This article was done as part of The Yorker‘s Advent Calendar.
I don’t like sport much. Or at all, really. Blame it on the cliché of being bad at football in primary school, getting stick for it, and the ensuing negative feedback loop resulting in me rather staying indoors reading, or maybe, shoving hot needles into my eyes, than running around on a muddy field.
That blind, irrational dislike of physical past times is reflected in my video game habits, too. I won’t give FIFA the time of day, I still don’t understand how we’ve managed to shift so many copies of Rugby World Cup 2011 at the GAME I part-time at, and the NBA has only ever been interesting if it precedes the word ‘Street’.
But snowboarding? Snowboarding was cool Maybe it was the exotic factor, maybe it was the pictures and videos of people essentially flying through the air, or maybe it was just the cool reflective goggles that everyone wore, but I was totally into the idea of shredding and powder in junior school. I had Snowboard Kids for the N64, and although it was a great multiplayer title (that I may well gush about some other time), it wasn’t capturing that level of sick air and kickin’ rad attitude that I wanted. Then in 2001, my best friend had a copy of SSX Tricky for Playstation 2.
And swearing on the deity of your choice, it was awesome.
Aesthetically, the title oozed cool. The player characters were realistically proportioned, but the attention paid to how real life works stopped there. Every inch of every mountain slope in the game was designed to give you the biggest airtime, the fastest grinds, and the most ridiculous setpieces. The very first jump you encounter in the game is a massive free-fall off a cliff that would turn any mere mortal into a fine paste – but in SSX Tricky, you’re controlling a snowboarding GOD.
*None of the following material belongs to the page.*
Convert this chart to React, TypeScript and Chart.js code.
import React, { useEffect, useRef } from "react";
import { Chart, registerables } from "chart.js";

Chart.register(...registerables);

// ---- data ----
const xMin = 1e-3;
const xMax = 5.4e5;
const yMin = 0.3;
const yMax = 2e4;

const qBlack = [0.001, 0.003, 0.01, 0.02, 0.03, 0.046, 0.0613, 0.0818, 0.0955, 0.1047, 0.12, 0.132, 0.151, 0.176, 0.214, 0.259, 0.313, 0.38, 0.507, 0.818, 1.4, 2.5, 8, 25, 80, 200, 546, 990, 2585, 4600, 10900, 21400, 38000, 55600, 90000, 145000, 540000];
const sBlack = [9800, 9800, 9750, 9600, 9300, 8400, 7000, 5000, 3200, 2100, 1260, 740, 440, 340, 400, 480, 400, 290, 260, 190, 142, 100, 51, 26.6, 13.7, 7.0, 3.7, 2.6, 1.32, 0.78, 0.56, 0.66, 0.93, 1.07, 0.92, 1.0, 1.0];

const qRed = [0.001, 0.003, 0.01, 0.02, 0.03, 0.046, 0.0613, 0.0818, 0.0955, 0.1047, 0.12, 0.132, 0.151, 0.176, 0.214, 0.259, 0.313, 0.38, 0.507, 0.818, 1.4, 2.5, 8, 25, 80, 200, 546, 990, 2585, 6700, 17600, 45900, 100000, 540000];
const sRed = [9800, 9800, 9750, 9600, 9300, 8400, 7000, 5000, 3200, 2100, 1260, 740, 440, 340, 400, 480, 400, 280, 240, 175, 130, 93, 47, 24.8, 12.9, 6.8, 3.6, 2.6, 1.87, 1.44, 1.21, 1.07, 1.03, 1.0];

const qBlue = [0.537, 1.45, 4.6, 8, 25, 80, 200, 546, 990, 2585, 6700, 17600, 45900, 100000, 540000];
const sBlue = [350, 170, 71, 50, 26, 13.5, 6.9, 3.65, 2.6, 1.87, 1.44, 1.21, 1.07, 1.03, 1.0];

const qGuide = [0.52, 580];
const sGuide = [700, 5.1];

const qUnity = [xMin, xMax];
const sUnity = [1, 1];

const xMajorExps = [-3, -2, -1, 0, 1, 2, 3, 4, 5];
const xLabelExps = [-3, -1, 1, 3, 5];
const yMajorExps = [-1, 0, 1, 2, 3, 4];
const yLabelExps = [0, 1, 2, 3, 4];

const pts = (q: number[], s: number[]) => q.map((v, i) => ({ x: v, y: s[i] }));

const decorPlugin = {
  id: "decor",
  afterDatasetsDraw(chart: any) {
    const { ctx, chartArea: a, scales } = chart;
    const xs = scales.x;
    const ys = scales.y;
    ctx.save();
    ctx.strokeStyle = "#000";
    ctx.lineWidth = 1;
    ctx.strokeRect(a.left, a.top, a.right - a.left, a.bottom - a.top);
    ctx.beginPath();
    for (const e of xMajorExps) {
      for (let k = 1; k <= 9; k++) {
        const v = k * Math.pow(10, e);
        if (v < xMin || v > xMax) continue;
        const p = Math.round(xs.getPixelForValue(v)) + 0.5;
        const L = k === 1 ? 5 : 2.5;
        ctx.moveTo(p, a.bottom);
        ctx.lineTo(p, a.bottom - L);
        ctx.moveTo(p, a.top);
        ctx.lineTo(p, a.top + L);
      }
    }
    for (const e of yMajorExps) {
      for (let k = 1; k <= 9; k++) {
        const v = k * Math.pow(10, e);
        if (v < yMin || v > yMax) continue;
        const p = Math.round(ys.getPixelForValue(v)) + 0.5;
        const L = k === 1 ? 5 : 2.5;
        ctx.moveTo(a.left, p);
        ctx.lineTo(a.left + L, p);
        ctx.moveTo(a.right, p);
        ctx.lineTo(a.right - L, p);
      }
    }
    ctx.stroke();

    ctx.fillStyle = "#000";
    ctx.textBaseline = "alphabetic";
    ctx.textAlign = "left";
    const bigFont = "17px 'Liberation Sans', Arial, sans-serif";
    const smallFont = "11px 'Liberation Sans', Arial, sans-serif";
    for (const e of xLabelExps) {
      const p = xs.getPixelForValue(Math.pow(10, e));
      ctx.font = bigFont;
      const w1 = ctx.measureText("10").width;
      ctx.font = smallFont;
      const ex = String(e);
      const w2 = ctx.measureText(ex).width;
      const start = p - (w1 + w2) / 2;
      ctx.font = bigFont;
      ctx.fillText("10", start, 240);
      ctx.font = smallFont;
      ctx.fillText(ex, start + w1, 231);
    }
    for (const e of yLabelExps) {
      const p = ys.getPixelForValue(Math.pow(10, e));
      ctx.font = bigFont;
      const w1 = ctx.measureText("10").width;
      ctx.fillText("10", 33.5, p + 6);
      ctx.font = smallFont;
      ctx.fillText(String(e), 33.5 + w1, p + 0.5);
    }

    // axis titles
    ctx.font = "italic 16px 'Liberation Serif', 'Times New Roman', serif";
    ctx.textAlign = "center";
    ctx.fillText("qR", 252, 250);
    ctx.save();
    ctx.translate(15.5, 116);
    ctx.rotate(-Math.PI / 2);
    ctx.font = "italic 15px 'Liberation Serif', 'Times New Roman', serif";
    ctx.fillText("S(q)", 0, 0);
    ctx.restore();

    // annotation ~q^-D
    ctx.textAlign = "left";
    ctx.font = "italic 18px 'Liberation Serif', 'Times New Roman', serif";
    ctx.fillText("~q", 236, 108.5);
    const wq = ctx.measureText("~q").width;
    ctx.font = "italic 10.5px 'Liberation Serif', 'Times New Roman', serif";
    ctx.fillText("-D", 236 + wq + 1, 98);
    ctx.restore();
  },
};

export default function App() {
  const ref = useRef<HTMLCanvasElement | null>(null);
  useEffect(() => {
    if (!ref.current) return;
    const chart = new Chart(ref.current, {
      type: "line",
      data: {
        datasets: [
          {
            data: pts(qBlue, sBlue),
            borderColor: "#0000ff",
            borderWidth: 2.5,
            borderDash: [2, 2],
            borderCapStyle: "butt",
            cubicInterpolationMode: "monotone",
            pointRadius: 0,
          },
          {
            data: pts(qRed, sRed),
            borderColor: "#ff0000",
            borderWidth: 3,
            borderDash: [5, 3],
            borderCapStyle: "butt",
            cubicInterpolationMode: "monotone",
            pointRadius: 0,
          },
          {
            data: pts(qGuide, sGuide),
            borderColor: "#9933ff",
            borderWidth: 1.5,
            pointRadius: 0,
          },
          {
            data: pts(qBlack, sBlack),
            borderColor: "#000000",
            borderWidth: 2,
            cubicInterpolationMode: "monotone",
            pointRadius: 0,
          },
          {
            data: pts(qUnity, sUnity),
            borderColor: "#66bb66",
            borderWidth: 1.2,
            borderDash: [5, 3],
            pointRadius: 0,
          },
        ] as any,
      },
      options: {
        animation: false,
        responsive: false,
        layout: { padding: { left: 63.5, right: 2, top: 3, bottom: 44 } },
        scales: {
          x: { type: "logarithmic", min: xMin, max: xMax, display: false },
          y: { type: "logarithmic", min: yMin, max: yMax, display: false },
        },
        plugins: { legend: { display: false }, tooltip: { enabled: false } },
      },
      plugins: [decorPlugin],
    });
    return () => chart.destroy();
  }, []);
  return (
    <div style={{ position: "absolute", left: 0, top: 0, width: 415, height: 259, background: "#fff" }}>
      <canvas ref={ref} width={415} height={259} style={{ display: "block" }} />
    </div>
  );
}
Speaking of the people you’re controlling, EA Sports BIG took the time to make them all solidly distinct. True, there’s the designated eye-candy female lead, and a hyper-excitable Japanese girl, but taking on the slopes as the disco-obsessed Eddie, or chronically chill faux-hippy Brodi (my personal favourite) were far more interesting. As you played the game, you formed friendships and rivalries with the other racers, who trash-talk before and after matches to give way more character depth.
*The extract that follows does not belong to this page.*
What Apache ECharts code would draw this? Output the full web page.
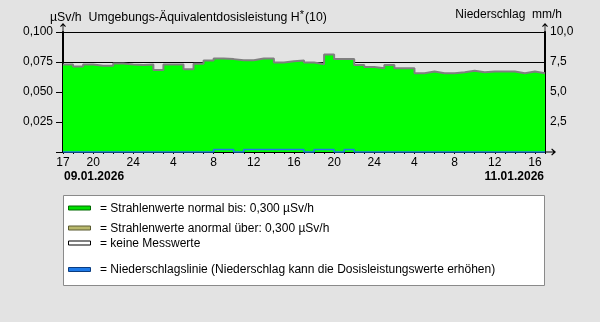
<!DOCTYPE html>
<html><head><meta charset="utf-8">
<script src="https://cdn.jsdelivr.net/npm/echarts@6/dist/echarts.min.js"></script>
<style>html,body{margin:0;padding:0;background:#e3e3e3}#c{width:600px;height:322px}</style>
</head><body><div id="c"></div>
<script>
// hourly values starting 09.01.2026 17:00
const startHour = 17;
const doseRate = [
  0.0729, 0.0712, 0.0729, 0.0718, 0.0718, 0.0737, 0.0729, 0.0724, 0.0729, 0.0684, 0.0729, 0.0729,
  0.0690, 0.0735, 0.0762, 0.0779, 0.0774, 0.0765, 0.0765, 0.0779, 0.0779, 0.0745, 0.0757, 0.0762,
  0.0745, 0.0732, 0.0812, 0.0774, 0.0774, 0.0726, 0.0709, 0.0698, 0.0724, 0.0698, 0.0698, 0.0657,
  0.0670, 0.0657, 0.0657, 0.0665, 0.0678, 0.0665, 0.0670, 0.0670, 0.0670, 0.0657, 0.0670, 0.0657
];
const precipitation = [
  0, 0, 0, 0, 0, 0, 0, 0, 0, 0, 0, 0,
  0, 0, 0, 0.2, 0.2, 0, 0.2, 0.2, 0.2, 0.2, 0.2, 0.2,
  0, 0.2, 0.2, 0, 0.2, 0, 0, 0, 0, 0, 0, 0,
  0, 0, 0, 0, 0, 0, 0, 0, 0, 0, 0, 0
];
const tickHours  = [17, 20, 24, 28, 32, 36, 40, 44, 48, 52, 56, 60, 64];
const tickLabels = ['17','20','24','4','8','12','16','20','24','4','8','12','16'];
const dateLeft = '09.01.2026';
const dateRight = '11.01.2026';
const legendItems = [
  {text: '= Strahlenwerte normal bis: 0,300 µSv/h', fill: '#00e000', stroke: '#006a00'},
  {text: '= Strahlenwerte anormal über: 0,300 µSv/h', fill: '#b8b86c', stroke: '#5a5a30'},
  {text: '= keine Messwerte', fill: '#ffffff', stroke: '#000000'},
  {text: '= Niederschlagslinie (Niederschlag kann die Dosisleistungswerte erhöhen)', fill: '#1e7ae8', stroke: '#0a3c80'}
];

const toSteps = arr => {
  const d = arr.map((v, i) => [startHour + i, v]);
  d.push([startHour + arr.length, arr[arr.length - 1]]);
  return d;
};
const FONT = 'Liberation Sans, Arial, sans-serif';
const ARROW = 'path://M0,4 L3.5,0 L7,4 L6.2,4.8 L4,2.6 L4,11 L3,11 L3,2.6 L0.8,4.8 Z';

const legendY = [208.5, 228.5, 243.5, 270];
const graphic = [
  {type: 'rect', shape: {x: 63.5, y: 195.5, width: 481, height: 90}, style: {fill: '#ffffff', stroke: '#8a8a8a', lineWidth: 1}, z: 0},
  {type: 'text', left: 64, top: 171, style: {text: dateLeft, font: 'bold 12px ' + FONT, fill: '#000'}},
  {type: 'text', right: 56, top: 171, style: {text: dateRight, font: 'bold 12px ' + FONT, fill: '#000'}}
];
legendItems.forEach((it, i) => {
  graphic.push({type: 'rect', shape: {x: 68.5, y: legendY[i] - 2.5, width: 22, height: 4}, style: {fill: it.fill, stroke: it.stroke, lineWidth: 1}, z: 1});
  graphic.push({type: 'text', x: 100, y: legendY[i], style: {text: it.text, font: '12px ' + FONT, fill: '#000', textVerticalAlign: 'middle'}, z: 1});
});

const chart = echarts.init(document.getElementById('c'), null, {renderer: 'canvas'});
chart.setOption({
  backgroundColor: '#e3e3e3',
  animation: false,
  textStyle: {fontFamily: FONT},
  title: [
    {text: '{a|µSv/h  Umgebungs-Äquivalentdosisleistung H}{s|*}{a|(10)}', left: 50, top: 9, padding: 0,
     textStyle: {fontWeight: 'normal', rich: {a: {fontSize: 12.3, color: '#000', fontFamily: FONT}, s: {fontSize: 11, color: '#000', fontFamily: FONT, padding: [0, 1, 7, 0]}}}},
    {text: 'Niederschlag  mm/h', right: 38, top: 9, padding: 0,
     textStyle: {fontSize: 12, fontWeight: 'normal', color: '#000', fontFamily: FONT}}
  ],
  grid: {left: 63, right: 55, top: 32, bottom: 170, containLabel: false},
  xAxis: {
    type: 'value', min: startHour, max: startHour + doseRate.length, interval: 1,
    axisLine: {lineStyle: {color: '#000', width: 2}, symbol: ['none', ARROW], symbolSize: [7, 11], symbolOffset: [0, 5.5]},
    axisTick: {show: true, length: 2, lineStyle: {color: '#000', width: 1}},
    axisLabel: {margin: 5, fontSize: 12, color: '#000', fontFamily: FONT, showMinLabel: true, showMaxLabel: true,
      formatter: v => { const k = tickHours.indexOf(Math.round(v)); return k >= 0 ? tickLabels[k] : ''; }},
    splitLine: {show: false}
  },
  yAxis: [
    {type: 'value', position: 'left', min: 0, max: 0.1, interval: 0.025,
     axisLine: {show: true, lineStyle: {color: '#000', width: 2}, symbol: ['none', ARROW], symbolSize: [7, 9], symbolOffset: [0, 4.5]},
     axisTick: {show: true, length: 7, lineStyle: {color: '#000', width: 1}},
     axisLabel: {margin: 10, fontSize: 12, color: '#000', fontFamily: FONT,
       formatter: v => v === 0 ? '' : v.toFixed(3).replace('.', ',')},
     splitLine: {show: true, lineStyle: {color: '#000', width: 1}}},
    {type: 'value', position: 'right', min: 0, max: 10, interval: 2.5,
     axisLine: {show: true, lineStyle: {color: '#000', width: 2}, symbol: ['none', ARROW], symbolSize: [7, 9], symbolOffset: [0, 4.5]},
     axisTick: {show: false},
     axisLabel: {margin: 5, fontSize: 12, color: '#000', fontFamily: FONT,
       formatter: v => v === 0 ? '' : v.toFixed(1).replace('.', ',')},
     splitLine: {show: false}}
  ],
  series: [
    {name: 'Dosisleistung', type: 'line', step: 'end', yAxisIndex: 0, data: toSteps(doseRate), symbol: 'none',
     lineStyle: {color: '#808080', width: 2}, areaStyle: {color: '#00ff00', opacity: 1}, z: 2},
    {name: 'Niederschlag', type: 'line', step: 'end', yAxisIndex: 1, data: toSteps(precipitation), symbol: 'none',
     lineStyle: {color: '#1e78e6', width: 1.5}, z: 3}
  ],
  graphic: graphic
});
</script></body></html>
The sound design was also something special. While many of the songs were taken wholesale from the prequel, SSX, the game had a clever trick of fading the audio levels in and out as you went off jumps, leaving only the bass behind as you aimed for the stratosphere. Audio cues were synced up to the beat, so doing enough tricks to fill up your boost bar all the way layered in a riff from It’s Tricky (SSX Tricky’s theme song, natch) in a perfectly natural manner, signifying it was time to let loose an Uber Trick.
The Uber Trick is what elevates Tricky over its predecessor – the ability to let fly super stylish and entirely impossible stunts. Each character had five Uber Tricks at their disposal, along with a signature move unique to them. Working up to performing one of these, landing it, and watching all the points pile in was the game’s main joy.
Though, that’s not to say such payoffs were easily handed out. SSX Tricky was a hard game to master. The surreal architecture of the courses meant that you needed to know the levels well – very well – to have optimum routes for speed or score. Shortcuts were everywhere, surrounded by pits and hazards for a palpable risk/reward factor. Aside from that, knowing when you have the height and the time to land the bigger moves took practice and precision, which honestly, I’m still not very good at.
The imposing level design and somewhat complicated controls mean that SSX Tricky may be a mite too technical for some, and frustrating for people who want to be able to do the biggest and best stunts right from the get-go. But there were few games at the time that made you feel the thrill of the spectacle in every aspect of its design.